Good idea on learning some of the language. If nothing else, learn enough to recognize words on maps. Everywhere we went, we found people who could speak enough English to help us out, but that doesn't help with maps or street signs.

Will/can you travel far from either city? It's been a few years since I've visited those cities and my memory is hazy, but there are some great places not too far, accessible by train. I'll dig through my notes and ask my family where all we went. During the days we had personal tour guides in both places who really made the traveling easy for us, but I realize that could stretch your budget.
posted by filthy light thief at 7:12 AM on December 19, 2012

Response by poster: Again, thanks, I don't need recommendations about where to go or what to do, I pretty much have that worked out. If you have any recommendations for apps or programs or books that you used before-hand to familiarize yourself with the language or anything like that I'd love to hear them.
posted by greta simone at 10:59 AM on December 19, 2012

The Moscow Times and the Saint Petersburg Times are English newspapers for those cities. They will include lots of things to do in terms of plays, operas, exhibits at the museums, etc.

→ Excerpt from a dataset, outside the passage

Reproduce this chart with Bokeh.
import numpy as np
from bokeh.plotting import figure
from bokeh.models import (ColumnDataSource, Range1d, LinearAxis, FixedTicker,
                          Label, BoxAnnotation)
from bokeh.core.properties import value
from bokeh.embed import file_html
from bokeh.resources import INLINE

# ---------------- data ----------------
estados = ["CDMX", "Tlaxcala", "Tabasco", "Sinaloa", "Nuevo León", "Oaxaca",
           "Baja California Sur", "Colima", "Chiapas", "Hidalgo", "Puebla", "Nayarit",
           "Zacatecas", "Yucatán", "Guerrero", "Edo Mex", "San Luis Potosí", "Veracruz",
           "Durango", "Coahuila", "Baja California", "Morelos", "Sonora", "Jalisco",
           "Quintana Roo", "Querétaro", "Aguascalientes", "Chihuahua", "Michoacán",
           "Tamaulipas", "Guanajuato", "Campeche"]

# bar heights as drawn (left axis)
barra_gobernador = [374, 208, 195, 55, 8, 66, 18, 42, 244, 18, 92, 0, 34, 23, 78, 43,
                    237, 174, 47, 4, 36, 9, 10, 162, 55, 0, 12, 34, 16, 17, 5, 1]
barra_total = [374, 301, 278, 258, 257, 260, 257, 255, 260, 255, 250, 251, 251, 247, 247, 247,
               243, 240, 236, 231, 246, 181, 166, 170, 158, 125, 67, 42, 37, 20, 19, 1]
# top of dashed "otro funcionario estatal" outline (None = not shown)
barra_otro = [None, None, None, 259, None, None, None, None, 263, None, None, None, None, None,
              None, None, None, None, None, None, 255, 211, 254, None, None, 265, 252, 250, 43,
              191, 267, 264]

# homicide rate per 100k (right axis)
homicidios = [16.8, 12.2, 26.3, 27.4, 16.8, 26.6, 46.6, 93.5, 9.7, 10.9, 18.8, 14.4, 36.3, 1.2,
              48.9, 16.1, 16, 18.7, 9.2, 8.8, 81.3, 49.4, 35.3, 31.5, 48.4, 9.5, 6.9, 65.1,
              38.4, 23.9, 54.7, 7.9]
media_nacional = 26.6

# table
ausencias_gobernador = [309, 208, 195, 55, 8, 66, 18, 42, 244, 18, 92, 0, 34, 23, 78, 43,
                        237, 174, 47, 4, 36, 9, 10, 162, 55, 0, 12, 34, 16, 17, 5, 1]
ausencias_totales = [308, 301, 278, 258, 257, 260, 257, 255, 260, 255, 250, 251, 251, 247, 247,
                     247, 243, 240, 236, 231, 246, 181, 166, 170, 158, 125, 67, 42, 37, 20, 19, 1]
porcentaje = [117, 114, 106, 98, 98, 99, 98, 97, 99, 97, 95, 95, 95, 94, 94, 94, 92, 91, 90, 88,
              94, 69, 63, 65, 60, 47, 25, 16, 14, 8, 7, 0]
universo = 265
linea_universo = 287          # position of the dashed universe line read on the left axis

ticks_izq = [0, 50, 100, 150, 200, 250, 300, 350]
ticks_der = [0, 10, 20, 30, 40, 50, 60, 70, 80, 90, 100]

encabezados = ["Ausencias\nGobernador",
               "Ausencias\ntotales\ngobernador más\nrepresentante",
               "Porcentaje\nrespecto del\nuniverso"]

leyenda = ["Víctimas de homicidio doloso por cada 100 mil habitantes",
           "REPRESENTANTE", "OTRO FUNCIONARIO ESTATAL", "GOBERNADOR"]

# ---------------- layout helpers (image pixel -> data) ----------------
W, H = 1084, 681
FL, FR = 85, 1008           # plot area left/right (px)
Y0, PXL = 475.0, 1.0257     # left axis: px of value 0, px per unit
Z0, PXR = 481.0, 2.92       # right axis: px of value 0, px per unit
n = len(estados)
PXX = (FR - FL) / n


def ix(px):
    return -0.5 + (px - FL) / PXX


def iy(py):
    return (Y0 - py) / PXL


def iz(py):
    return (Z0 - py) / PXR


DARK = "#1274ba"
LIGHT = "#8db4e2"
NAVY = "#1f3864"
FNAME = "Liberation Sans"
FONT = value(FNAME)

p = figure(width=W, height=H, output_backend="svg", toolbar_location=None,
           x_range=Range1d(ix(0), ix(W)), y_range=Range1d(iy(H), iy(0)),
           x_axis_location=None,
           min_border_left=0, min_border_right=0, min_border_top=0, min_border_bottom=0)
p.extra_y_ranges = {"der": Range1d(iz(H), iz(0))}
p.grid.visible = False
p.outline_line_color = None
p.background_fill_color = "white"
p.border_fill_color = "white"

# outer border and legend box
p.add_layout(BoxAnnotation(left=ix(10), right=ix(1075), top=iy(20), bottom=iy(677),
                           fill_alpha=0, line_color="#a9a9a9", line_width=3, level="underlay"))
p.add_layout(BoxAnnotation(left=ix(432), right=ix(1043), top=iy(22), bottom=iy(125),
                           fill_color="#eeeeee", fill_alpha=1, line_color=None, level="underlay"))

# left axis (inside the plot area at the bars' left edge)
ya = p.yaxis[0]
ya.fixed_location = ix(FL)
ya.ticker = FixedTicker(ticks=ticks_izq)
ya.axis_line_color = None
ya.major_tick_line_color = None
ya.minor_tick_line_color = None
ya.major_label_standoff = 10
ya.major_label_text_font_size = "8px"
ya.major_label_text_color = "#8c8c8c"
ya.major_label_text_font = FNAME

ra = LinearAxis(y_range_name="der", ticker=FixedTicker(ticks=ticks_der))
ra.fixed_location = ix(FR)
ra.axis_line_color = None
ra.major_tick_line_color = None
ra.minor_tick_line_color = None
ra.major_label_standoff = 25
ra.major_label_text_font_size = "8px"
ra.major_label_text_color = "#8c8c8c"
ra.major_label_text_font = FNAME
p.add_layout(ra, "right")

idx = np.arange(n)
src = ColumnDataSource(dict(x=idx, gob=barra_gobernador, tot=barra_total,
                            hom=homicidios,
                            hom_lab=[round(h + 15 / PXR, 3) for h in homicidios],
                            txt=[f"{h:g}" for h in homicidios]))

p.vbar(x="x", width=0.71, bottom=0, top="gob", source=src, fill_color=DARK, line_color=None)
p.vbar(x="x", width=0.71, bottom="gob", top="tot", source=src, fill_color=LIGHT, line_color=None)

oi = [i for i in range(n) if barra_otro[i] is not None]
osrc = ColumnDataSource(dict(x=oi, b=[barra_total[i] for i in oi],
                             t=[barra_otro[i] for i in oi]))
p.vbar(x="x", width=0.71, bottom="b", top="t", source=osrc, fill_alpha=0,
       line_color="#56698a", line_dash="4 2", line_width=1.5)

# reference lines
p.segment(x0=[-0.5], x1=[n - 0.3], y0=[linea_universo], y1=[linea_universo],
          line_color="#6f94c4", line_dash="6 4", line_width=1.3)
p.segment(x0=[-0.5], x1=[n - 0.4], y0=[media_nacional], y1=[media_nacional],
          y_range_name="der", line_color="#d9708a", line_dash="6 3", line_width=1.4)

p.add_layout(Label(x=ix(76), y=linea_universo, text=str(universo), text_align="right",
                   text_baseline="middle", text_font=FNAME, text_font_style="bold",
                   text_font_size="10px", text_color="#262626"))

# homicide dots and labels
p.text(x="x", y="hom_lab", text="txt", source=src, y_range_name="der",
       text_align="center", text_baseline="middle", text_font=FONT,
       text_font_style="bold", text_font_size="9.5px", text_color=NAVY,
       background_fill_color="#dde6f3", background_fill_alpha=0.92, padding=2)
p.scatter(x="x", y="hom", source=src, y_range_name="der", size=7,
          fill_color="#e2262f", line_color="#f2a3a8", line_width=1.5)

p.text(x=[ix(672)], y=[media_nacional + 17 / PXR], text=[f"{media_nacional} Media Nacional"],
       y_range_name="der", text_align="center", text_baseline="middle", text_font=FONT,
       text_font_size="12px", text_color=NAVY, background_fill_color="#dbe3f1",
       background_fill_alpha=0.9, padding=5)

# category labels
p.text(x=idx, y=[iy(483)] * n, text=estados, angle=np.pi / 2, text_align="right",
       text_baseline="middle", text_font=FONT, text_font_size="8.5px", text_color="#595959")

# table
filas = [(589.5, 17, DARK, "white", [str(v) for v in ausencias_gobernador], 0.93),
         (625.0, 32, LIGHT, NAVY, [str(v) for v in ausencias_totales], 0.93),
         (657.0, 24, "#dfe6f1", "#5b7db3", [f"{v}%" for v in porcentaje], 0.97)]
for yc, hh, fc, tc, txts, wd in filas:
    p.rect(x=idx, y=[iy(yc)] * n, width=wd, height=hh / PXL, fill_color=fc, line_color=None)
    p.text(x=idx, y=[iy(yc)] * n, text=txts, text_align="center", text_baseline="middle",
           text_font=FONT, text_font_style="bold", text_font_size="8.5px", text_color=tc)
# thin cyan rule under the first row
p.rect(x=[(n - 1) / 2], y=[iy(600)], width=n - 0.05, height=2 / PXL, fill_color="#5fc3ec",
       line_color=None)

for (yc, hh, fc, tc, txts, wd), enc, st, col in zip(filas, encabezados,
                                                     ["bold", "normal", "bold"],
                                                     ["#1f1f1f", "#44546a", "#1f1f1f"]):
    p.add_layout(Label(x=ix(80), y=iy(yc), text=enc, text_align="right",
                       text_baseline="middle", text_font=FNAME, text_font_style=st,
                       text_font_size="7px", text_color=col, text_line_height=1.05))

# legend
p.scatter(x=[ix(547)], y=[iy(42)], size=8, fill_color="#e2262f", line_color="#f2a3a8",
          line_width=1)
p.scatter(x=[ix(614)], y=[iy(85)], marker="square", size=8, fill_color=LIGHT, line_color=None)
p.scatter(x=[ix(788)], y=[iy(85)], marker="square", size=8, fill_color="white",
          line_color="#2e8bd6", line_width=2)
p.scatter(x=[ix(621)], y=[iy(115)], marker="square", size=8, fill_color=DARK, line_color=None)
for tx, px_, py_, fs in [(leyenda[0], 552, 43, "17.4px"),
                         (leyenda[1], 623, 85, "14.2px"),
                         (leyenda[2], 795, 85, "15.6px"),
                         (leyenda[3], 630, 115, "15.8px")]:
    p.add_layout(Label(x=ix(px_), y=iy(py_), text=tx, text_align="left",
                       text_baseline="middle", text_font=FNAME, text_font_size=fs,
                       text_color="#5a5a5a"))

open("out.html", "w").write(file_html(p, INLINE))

Be advised that there will be different rates for tourists than for residents to most events. I was a student in Saint Petersburg and considered a student for rates purposes, so I could get into the Hermitage for free and see an opera at Marinsky for $6 but non-student tourists have to pay near US prices on such things ($20-$25 at Marinsky for the cheap seats), etc.

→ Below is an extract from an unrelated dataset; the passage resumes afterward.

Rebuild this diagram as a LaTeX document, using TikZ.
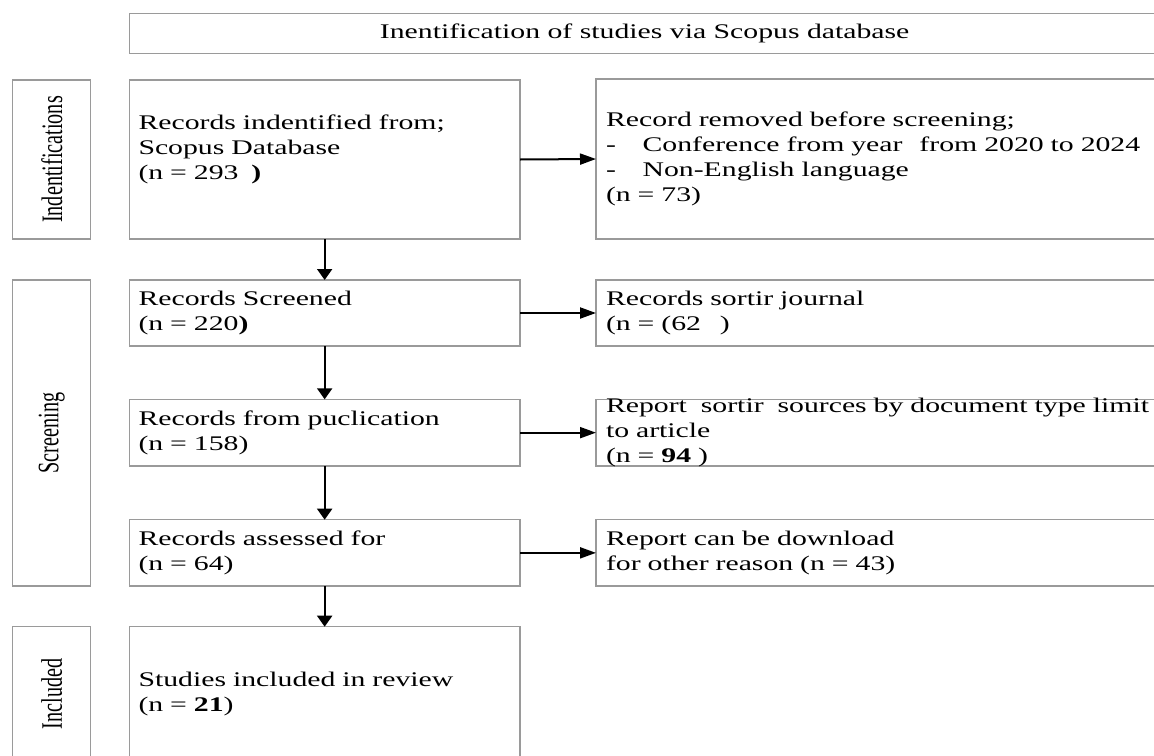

As for learning the language, in Saint Petersburg, unless you know the language well, most people will immediately begin to speak English to you because they'll know you don't understand. Most people I encountered in Saint Petersburg had better broken English than tourists had broken Russian. All that said, I'd recommend anything AUDIO. Inflections are incredibly incredibly important in Russian and messing up an inflection on a single word can change the meaning of the word considerably as well as make you unintelligible.

A quick google search brought up this site: and it seems to be remarkably good.

Russian was my college major and I spent a year in Saint Petersburg. It's a fabulous city, and people there are far nicer and friendlier than in Moscow. But Moscow is probably more Russian.
posted by zizzle at 2:07 PM on December 19, 2012

Check out RussianPod101. Do you know about Livemocha?
posted by barnone at 6:57 PM on December 19, 2012

There is a Google Translate app for iPhone.
posted by vidur at 8:32 PM on December 19, 2012

As far as history of Russia books, may I recommend Richard Pipes (Russia Under the Bolshevik Regime).
posted by mattbucher at 7:26 AM on December 20, 2012

Oh hey, it looks like you will be in Russia for Maslenitsa! The city of Veliky Novgorod puts, or used to put, on a great celebration for this - it's a couple of hours from St. Petersburg by suburban train or bus. There are probably good celebrations elsewhere, and I highly recommend finding one and checking it out. Basically, people eat pancakes in the street and get really drunk; in Novgorod, they had a traditional half-naked-men-climbing-a-greased-pole-to-win-a-suckling-pig contest! For the best historical look at a traditional Maslenitsa celebration, check out the (extremely strange and kind of weirdly nationalistic) movie "The Barber of Siberia." Actually, here is the Maslenitsa scene (badly dubbed but partially subtitled) so you don't need to see the rest of the movie unless you really like weird movies.

For reading material, I'd recommend Bulgakov's novel The Master and Margarita, which is hilarious and beloved and will give you some sense of the Soviet system; it's also a novel that's very strong in place and it's set in Moscow so, if you would like to, you will be able to visit places in Moscow that you've already seen through the characters' eyes. Most comprehensive nonfiction books I can think of are pretty thick; W. Bruce Lincoln's The Romanovs does cover three hundred years of pre-revolutionary Russian history while remaining fairly readable.
posted by posadnitsa at 6:22 PM on December 20, 2012

Response by poster: Thanks so much guys! These are excellent suggestions. I'm getting so excited for my trip already!